Exercise goal = Below this line is a set of entries; quote exactly the lines from the line that contains "Emit a LaTeX" to the line that contains "(0,0) rectangle (550,495);", both lines included.

[Records with drawing code]
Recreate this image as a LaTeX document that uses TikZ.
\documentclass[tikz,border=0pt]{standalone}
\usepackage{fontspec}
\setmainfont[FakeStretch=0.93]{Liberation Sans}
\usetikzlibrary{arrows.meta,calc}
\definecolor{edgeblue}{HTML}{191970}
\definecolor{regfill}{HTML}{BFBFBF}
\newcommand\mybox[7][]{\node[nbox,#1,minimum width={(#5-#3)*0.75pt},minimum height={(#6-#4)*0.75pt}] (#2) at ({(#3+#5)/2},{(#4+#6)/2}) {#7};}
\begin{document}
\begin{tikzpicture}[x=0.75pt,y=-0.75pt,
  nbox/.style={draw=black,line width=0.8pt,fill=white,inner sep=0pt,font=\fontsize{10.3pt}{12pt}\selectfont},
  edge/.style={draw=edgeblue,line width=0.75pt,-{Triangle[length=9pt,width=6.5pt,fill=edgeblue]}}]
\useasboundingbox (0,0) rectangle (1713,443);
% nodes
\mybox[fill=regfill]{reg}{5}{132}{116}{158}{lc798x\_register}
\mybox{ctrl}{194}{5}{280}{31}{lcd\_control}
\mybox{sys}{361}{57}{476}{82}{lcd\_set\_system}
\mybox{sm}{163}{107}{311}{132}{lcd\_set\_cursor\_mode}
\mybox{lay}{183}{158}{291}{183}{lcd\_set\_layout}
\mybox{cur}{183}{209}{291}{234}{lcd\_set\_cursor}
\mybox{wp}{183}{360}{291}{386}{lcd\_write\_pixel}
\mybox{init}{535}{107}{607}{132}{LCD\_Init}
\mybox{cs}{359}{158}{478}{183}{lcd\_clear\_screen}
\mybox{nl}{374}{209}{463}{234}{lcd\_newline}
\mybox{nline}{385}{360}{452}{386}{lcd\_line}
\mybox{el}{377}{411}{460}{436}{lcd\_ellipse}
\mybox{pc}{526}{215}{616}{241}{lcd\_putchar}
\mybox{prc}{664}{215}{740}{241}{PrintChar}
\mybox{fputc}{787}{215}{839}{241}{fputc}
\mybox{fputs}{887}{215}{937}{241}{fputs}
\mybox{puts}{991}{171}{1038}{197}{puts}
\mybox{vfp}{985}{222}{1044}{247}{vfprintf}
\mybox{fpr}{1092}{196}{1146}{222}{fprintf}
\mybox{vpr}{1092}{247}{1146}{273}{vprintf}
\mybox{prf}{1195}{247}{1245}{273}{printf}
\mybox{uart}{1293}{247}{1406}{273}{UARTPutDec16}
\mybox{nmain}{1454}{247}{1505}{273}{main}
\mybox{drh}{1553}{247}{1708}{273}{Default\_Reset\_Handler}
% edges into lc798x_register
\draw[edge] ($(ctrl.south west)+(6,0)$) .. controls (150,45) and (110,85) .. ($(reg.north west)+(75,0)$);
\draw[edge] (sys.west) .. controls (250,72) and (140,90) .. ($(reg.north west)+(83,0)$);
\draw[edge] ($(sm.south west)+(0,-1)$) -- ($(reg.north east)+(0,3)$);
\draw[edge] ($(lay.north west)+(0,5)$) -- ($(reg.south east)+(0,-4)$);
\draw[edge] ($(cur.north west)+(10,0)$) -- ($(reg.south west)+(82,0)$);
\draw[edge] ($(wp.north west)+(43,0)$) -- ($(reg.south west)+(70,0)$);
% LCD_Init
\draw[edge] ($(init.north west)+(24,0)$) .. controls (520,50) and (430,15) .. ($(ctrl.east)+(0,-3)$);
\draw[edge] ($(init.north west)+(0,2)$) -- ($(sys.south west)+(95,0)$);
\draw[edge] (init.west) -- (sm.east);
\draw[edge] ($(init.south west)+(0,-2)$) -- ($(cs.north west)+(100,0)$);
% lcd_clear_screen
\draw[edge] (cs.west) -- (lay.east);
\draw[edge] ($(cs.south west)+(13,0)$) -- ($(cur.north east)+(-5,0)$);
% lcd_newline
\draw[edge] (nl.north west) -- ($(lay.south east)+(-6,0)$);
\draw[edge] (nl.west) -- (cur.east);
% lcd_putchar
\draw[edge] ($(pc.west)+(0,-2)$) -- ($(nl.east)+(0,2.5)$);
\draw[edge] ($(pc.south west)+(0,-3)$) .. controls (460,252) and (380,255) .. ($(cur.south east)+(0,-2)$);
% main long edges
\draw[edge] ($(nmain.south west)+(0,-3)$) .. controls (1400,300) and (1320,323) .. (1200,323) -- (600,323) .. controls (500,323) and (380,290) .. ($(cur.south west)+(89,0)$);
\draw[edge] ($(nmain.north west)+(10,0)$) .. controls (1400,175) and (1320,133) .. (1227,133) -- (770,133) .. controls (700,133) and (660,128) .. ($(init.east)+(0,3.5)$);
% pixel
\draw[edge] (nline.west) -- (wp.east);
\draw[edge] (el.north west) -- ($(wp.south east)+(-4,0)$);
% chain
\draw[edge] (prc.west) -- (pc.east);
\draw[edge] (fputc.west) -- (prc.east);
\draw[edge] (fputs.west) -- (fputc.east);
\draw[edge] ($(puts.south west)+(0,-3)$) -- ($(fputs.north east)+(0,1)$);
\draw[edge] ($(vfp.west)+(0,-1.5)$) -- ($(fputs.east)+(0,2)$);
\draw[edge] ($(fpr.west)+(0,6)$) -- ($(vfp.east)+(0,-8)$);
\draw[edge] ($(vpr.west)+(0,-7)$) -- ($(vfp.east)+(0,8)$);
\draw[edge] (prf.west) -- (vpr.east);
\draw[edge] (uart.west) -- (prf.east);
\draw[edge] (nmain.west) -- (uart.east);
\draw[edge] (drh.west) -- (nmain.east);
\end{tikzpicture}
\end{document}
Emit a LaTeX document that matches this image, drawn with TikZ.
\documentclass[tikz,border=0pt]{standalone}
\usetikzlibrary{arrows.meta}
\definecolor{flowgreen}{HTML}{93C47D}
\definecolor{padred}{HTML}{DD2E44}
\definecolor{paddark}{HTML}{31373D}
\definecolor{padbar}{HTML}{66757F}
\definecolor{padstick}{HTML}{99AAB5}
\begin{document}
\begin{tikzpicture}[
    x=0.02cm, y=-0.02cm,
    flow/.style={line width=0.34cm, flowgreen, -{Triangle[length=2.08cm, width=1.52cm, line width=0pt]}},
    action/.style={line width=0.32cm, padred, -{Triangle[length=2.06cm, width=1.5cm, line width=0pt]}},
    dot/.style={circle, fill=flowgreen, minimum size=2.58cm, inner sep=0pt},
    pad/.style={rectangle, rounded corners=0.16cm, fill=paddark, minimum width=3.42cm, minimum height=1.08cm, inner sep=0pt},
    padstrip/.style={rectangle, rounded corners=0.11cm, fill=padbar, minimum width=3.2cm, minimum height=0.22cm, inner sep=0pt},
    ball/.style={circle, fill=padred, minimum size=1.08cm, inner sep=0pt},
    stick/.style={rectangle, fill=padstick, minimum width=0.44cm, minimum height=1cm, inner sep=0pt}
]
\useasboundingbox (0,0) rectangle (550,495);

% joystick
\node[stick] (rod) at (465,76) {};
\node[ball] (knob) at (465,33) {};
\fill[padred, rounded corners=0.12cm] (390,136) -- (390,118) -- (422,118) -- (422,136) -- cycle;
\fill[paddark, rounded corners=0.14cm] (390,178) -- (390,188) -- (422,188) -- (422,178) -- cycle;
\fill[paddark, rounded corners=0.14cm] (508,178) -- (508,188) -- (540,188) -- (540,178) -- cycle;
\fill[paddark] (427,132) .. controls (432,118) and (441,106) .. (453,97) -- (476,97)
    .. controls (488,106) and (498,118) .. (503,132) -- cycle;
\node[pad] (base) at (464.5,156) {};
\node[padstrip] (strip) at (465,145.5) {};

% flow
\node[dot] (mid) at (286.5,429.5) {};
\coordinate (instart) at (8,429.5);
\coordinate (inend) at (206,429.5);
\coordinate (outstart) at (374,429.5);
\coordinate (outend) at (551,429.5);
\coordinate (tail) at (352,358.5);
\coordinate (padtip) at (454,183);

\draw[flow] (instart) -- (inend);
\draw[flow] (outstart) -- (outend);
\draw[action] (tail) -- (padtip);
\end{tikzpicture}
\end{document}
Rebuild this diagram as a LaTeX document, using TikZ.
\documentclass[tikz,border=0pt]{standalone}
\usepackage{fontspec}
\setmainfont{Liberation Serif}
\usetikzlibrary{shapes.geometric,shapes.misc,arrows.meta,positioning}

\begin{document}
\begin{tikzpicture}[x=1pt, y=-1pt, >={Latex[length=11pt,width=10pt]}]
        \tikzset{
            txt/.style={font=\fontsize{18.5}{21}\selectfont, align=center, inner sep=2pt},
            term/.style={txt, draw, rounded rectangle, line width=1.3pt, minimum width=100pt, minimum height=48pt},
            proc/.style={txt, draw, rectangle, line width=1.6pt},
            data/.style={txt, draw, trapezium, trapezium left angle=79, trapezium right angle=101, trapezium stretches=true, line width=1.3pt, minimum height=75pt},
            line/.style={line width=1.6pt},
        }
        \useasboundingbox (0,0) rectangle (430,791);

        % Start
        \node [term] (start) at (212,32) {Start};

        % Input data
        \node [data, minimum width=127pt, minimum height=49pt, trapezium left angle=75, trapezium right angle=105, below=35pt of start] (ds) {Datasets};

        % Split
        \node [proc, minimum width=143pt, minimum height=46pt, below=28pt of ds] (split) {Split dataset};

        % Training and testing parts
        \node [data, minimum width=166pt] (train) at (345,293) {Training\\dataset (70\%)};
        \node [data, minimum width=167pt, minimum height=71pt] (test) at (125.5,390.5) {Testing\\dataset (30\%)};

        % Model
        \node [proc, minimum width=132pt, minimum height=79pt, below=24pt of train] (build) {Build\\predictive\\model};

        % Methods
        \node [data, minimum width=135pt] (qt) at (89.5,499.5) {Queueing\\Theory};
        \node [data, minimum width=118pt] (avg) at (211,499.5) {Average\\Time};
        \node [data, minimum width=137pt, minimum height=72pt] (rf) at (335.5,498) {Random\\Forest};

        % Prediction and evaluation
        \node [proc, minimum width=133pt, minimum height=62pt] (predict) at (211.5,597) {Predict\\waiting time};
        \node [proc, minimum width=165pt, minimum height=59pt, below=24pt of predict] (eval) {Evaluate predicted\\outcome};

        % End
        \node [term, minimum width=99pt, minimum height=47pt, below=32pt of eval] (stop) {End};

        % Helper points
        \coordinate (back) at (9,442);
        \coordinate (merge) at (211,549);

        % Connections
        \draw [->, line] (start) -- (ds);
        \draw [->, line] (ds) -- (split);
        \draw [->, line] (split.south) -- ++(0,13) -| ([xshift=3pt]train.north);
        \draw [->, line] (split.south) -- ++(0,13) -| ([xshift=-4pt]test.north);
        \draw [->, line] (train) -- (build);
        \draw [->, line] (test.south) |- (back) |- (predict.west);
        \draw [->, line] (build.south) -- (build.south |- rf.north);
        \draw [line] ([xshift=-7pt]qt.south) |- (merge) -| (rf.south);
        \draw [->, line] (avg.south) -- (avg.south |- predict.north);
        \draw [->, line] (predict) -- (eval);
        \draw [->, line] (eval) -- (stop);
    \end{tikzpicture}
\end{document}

Final result =
Emit a LaTeX document that matches this image, drawn with TikZ.
\documentclass[tikz,border=0pt]{standalone}
\usetikzlibrary{arrows.meta}
\definecolor{flowgreen}{HTML}{93C47D}
\definecolor{padred}{HTML}{DD2E44}
\definecolor{paddark}{HTML}{31373D}
\definecolor{padbar}{HTML}{66757F}
\definecolor{padstick}{HTML}{99AAB5}
\begin{document}
\begin{tikzpicture}[
    x=0.02cm, y=-0.02cm,
    flow/.style={line width=0.34cm, flowgreen, -{Triangle[length=2.08cm, width=1.52cm, line width=0pt]}},
    action/.style={line width=0.32cm, padred, -{Triangle[length=2.06cm, width=1.5cm, line width=0pt]}},
    dot/.style={circle, fill=flowgreen, minimum size=2.58cm, inner sep=0pt},
    pad/.style={rectangle, rounded corners=0.16cm, fill=paddark, minimum width=3.42cm, minimum height=1.08cm, inner sep=0pt},
    padstrip/.style={rectangle, rounded corners=0.11cm, fill=padbar, minimum width=3.2cm, minimum height=0.22cm, inner sep=0pt},
    ball/.style={circle, fill=padred, minimum size=1.08cm, inner sep=0pt},
    stick/.style={rectangle, fill=padstick, minimum width=0.44cm, minimum height=1cm, inner sep=0pt}
]
\useasboundingbox (0,0) rectangle (550,495);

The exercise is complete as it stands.